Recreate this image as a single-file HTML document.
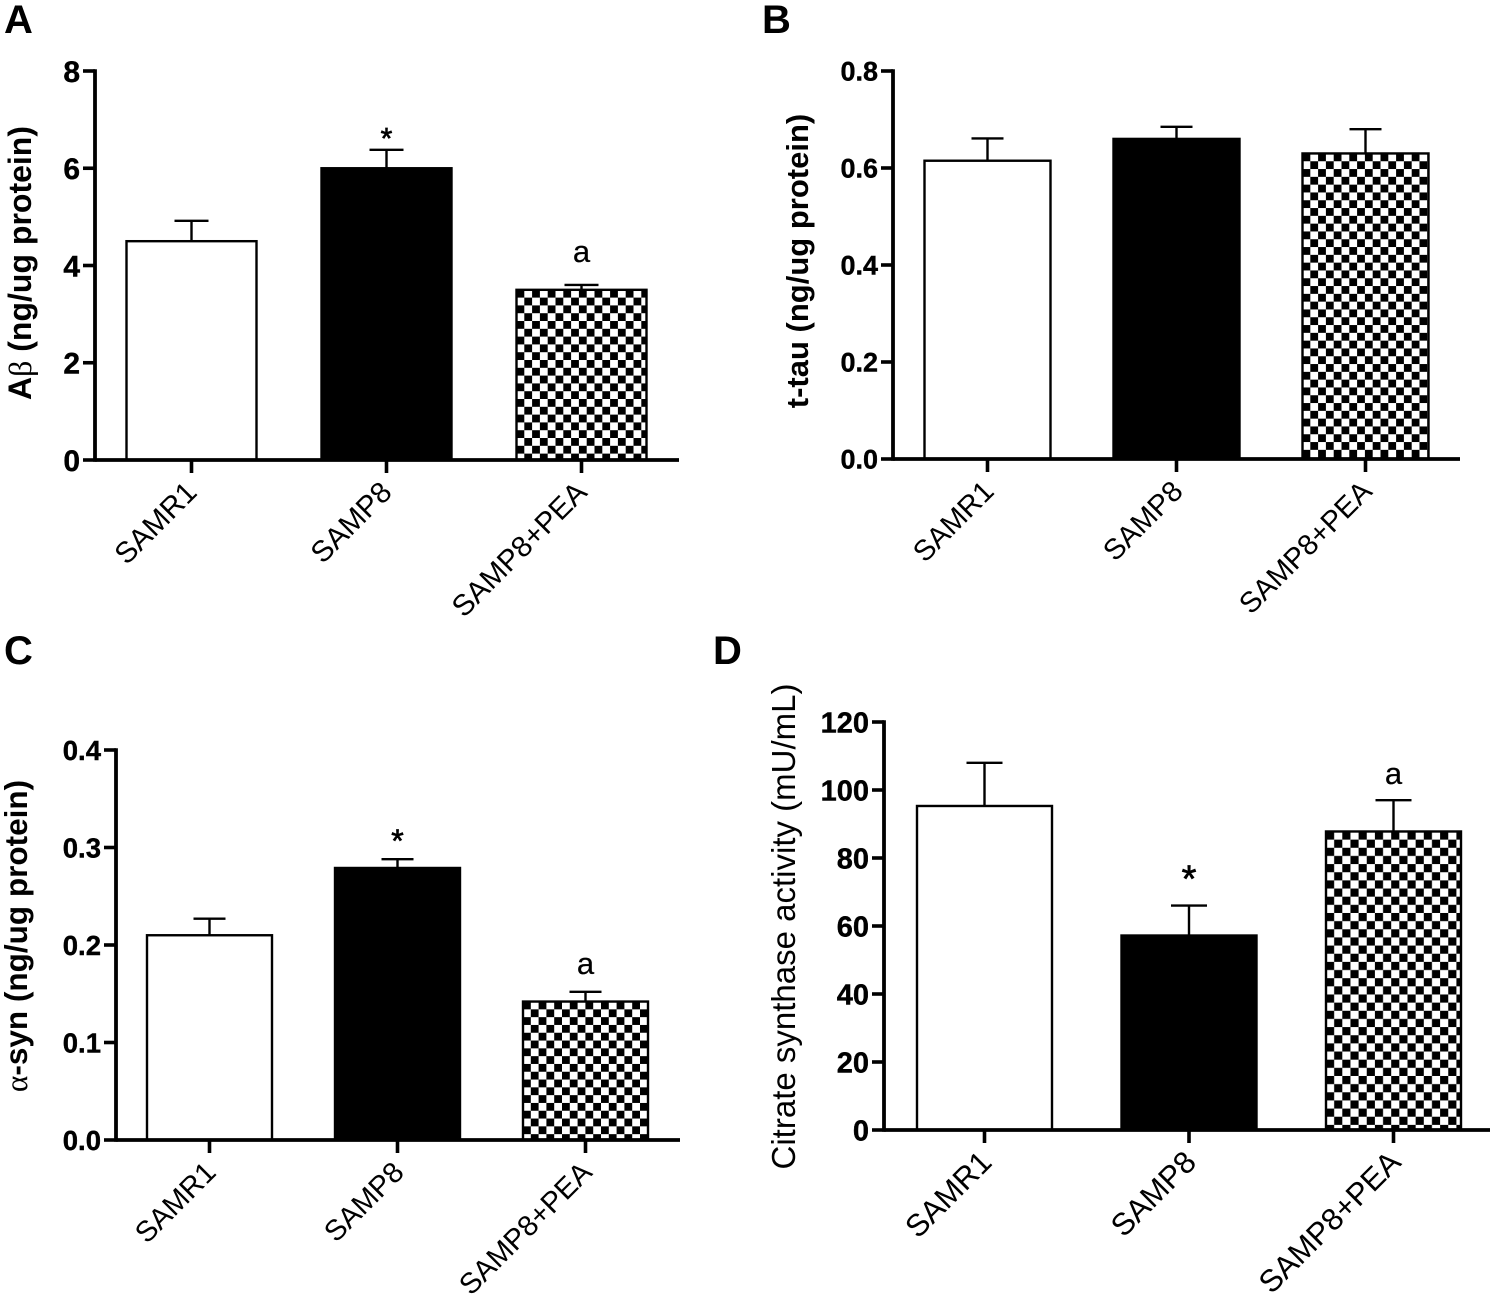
<!DOCTYPE html>
<html lang="en">
<head>
<meta charset="utf-8">
<title>Four bar chart panels</title>
<style>
html,body{margin:0;padding:0;background:#fff;width:1500px;height:1304px;overflow:hidden}
svg{display:block}
text{font-family:"Liberation Sans",sans-serif;fill:#000}
</style>
</head>
<body>
<svg id="figure" xmlns="http://www.w3.org/2000/svg" width="1500" height="1304" viewBox="0 0 1500 1304"></svg>
<script>
var categories = ['SAMR1', 'SAMP8', 'SAMP8+PEA'];

var valuesA = [4.5, 6.0, 3.5];
var errorTopsA = [4.92, 6.38, 3.6];
var ticksA = ['0', '2', '4', '6', '8'];
var marksA = ['', '*', 'a'];

var valuesB = [0.615, 0.66, 0.63];
var errorTopsB = [0.661, 0.685, 0.68];
var ticksB = ['0.0', '0.2', '0.4', '0.6', '0.8'];
var marksB = ['', '', ''];

var valuesC = [0.21, 0.279, 0.142];
var errorTopsC = [0.227, 0.288, 0.152];
var ticksC = ['0.0', '0.1', '0.2', '0.3', '0.4'];
var marksC = ['', '*', 'a'];

var valuesD = [95.3, 57.2, 87.8];
var errorTopsD = [108, 66, 97];
var ticksD = ['0', '20', '40', '60', '80', '100', '120'];
var marksD = ['', '*', 'a'];

var NS = 'http://www.w3.org/2000/svg';
var svg = document.getElementById('figure');

function make(tag, attrs, parent, content) {
  var el = document.createElementNS(NS, tag);
  for (var k in attrs) { el.setAttribute(k, attrs[k]); }
  if (content !== undefined) { el.textContent = content; }
  (parent || svg).appendChild(el);
  return el;
}

function addPattern(id, cell, ox, oy) {
  var defs = make('defs', {}, svg);
  var p = make('pattern', {id: id, patternUnits: 'userSpaceOnUse', width: cell * 2, height: cell * 2, x: ox, y: oy}, defs);
  make('rect', {width: cell * 2, height: cell * 2, fill: '#fff'}, p);
  make('rect', {width: cell, height: cell, fill: '#000'}, p);
  make('rect', {x: cell, y: cell, width: cell, height: cell, fill: '#000'}, p);
}

function drawPanel(cfg) {
  var g = make('g', {}, svg);
  
  

  var maxVal = parseFloat(cfg.ticks[cfg.ticks.length - 1]);
  var yScale = function (v) { return cfg.y0 - (v / maxVal) * (cfg.y0 - cfg.yTop); };
  var xScale = function (i) { return cfg.firstCenter + i * cfg.step; };

  var letter = make('text', {x: cfg.letterX, y: cfg.letterY, 'font-size': 40, 'font-weight': 'bold'}, g, cfg.key.toUpperCase());
  
  

  addPattern('check-' + cfg.key, cfg.cell, cfg.firstCenter + 2 * cfg.step - cfg.barW / 2, yScale(cfg.values[2]));

  cfg.values.forEach(function (v, i) {
    var cx = xScale(i);
    var top = yScale(v);
    var eTop = yScale(cfg.errorTops[i]);

    var stem = make('line', {x1: cx, x2: cx, y1: eTop, y2: top, stroke: '#000', 'stroke-width': 2.4}, g);
    
    
    var cap = make('line', {x1: cx - cfg.capW, x2: cx + cfg.capW, y1: eTop, y2: eTop, stroke: '#000', 'stroke-width': 2.4}, g);
    
    

    var fill = i === 0 ? '#fff' : (i === 1 ? '#000' : 'url(#check-' + cfg.key + ')');
    var bar = make('rect', {x: cx - cfg.barW / 2, y: top, width: cfg.barW, height: cfg.y0 - top, fill: fill, stroke: '#000', 'stroke-width': 2.4}, g);
    
    

    if (cfg.marks[i]) {
      var isStar = cfg.marks[i] === '*';
      var mark = make('text', {x: cx, y: eTop - (isStar ? cfg.starGap : cfg.aGap), 'text-anchor': 'middle', 'font-size': isStar ? cfg.starSize : 31, stroke: '#000', 'stroke-width': isStar ? 0.7 : 0.2}, g, cfg.marks[i]);
      
      
    }

    var t = make('line', {x1: cx, x2: cx, y1: cfg.y0, y2: cfg.y0 + 13, stroke: '#000', 'stroke-width': 3.6}, g);
    
    

    var lx = cx + cfg.labelDx, ly = cfg.y0 + cfg.labelDy;
    var lab = make('text', {x: lx, y: ly, 'text-anchor': 'end', 'font-size': cfg.labelSize, transform: 'rotate(-45 ' + lx + ' ' + ly + ')'}, g, categories[i]);
    
    
  });

  var yAxis = make('line', {x1: cfg.axisX, x2: cfg.axisX, y1: cfg.yTop - 1.8, y2: cfg.y0 + 1.8, stroke: '#000', 'stroke-width': 3.8}, g);
  
  
  var xAxis = make('line', {x1: cfg.axisX, x2: cfg.axisEnd, y1: cfg.y0, y2: cfg.y0, stroke: '#000', 'stroke-width': 3.8}, g);
  
  

  cfg.ticks.forEach(function (label) {
    var y = yScale(parseFloat(label));
    var t = make('line', {x1: cfg.axisX - 12, x2: cfg.axisX, y1: y, y2: y, stroke: '#000', 'stroke-width': 3.6}, g);
    
    
    var tl = make('text', {x: cfg.axisX - 15, y: y + cfg.tickSize * 0.36, 'text-anchor': 'end', 'font-size': cfg.tickSize, 'font-weight': 'bold', stroke: '#000', 'stroke-width': 0.4}, g, label);
    
    
  });

  var title = make('text', {x: cfg.titleX, y: cfg.titleY, 'text-anchor': 'middle', 'font-size': cfg.titleSize, 'font-weight': cfg.titleWeight, transform: 'rotate(-90 ' + cfg.titleX + ' ' + cfg.titleY + ')'}, g);
  
  
  cfg.title.forEach(function (part) {
    var s = make('tspan', part.greek ? {'font-family': '"Liberation Serif", serif', 'font-weight': 'normal'} : {}, title, part.text);
    
    
  });
}

drawPanel({key: 'a', values: valuesA, errorTops: errorTopsA, ticks: ticksA, marks: marksA,
  axisX: 95, axisEnd: 679, y0: 460, yTop: 71, firstCenter: 191.5, step: 195, barW: 130, capW: 17, cell: 7.8,
  letterX: 4, letterY: 33, titleX: 31, titleY: 263, titleSize: 32, titleWeight: 'bold', tickSize: 30,
  title: [{text: 'A'}, {text: 'β', greek: true}, {text: ' (ng/ug protein)'}],
  labelDx: 7, labelDy: 34, labelSize: 29.5, starGap: 1.5, aGap: 23, starSize: 30});

drawPanel({key: 'b', values: valuesB, errorTops: errorTopsB, ticks: ticksB, marks: marksB,
  axisX: 893, axisEnd: 1460, y0: 459, yTop: 71, firstCenter: 987.5, step: 189, barW: 126, capW: 16, cell: 7.8,
  letterX: 762, letterY: 33, titleX: 808, titleY: 261, titleSize: 31, titleWeight: 'bold', tickSize: 27,
  title: [{text: 't-tau (ng/ug protein)'}],
  labelDx: 8, labelDy: 34, labelSize: 29, starGap: 1, aGap: 23, starSize: 30});

drawPanel({key: 'c', values: valuesC, errorTops: errorTopsC, ticks: ticksC, marks: marksC,
  axisX: 116, axisEnd: 680, y0: 1140, yTop: 750, firstCenter: 209.5, step: 188, barW: 125, capW: 16, cell: 7.8,
  letterX: 4, letterY: 664, titleX: 27, titleY: 936, titleSize: 31.5, titleWeight: 'bold', tickSize: 27.5,
  title: [{text: 'α', greek: true}, {text: '-syn (ng/ug protein)'}],
  labelDx: 8, labelDy: 34, labelSize: 29, starGap: 7, aGap: 18, starSize: 32});

drawPanel({key: 'd', values: valuesD, errorTops: errorTopsD, ticks: ticksD, marks: marksD,
  axisX: 884, axisEnd: 1490, y0: 1130, yTop: 722, firstCenter: 984.5, step: 204.5, barW: 135, capW: 18, cell: 8.15,
  letterX: 713, letterY: 664, titleX: 795, titleY: 926.5, titleSize: 33, titleWeight: 'normal', tickSize: 29,
  title: [{text: 'Citrate synthase activity (mU/mL)'}],
  labelDx: 9, labelDy: 34, labelSize: 31, starGap: 14, aGap: 16, starSize: 38});
</script>
</body>
</html>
○ ○ ○ ○
### DO THIS
From the first line above to the line containing "var categories = ['SAMR1', 'SAMP8', 'SAMP8+PEA'];", repeat each line exactly. Pictures stay out.

### RESPONSE TO THIS EXERCISE
Recreate this image as a single-file HTML document.
<!DOCTYPE html>
<html lang="en">
<head>
<meta charset="utf-8">
<title>Four bar chart panels</title>
<style>
html,body{margin:0;padding:0;background:#fff;width:1500px;height:1304px;overflow:hidden}
svg{display:block}
text{font-family:"Liberation Sans",sans-serif;fill:#000}
</style>
</head>
<body>
<svg id="figure" xmlns="http://www.w3.org/2000/svg" width="1500" height="1304" viewBox="0 0 1500 1304"></svg>
<script>
var categories = ['SAMR1', 'SAMP8', 'SAMP8+PEA'];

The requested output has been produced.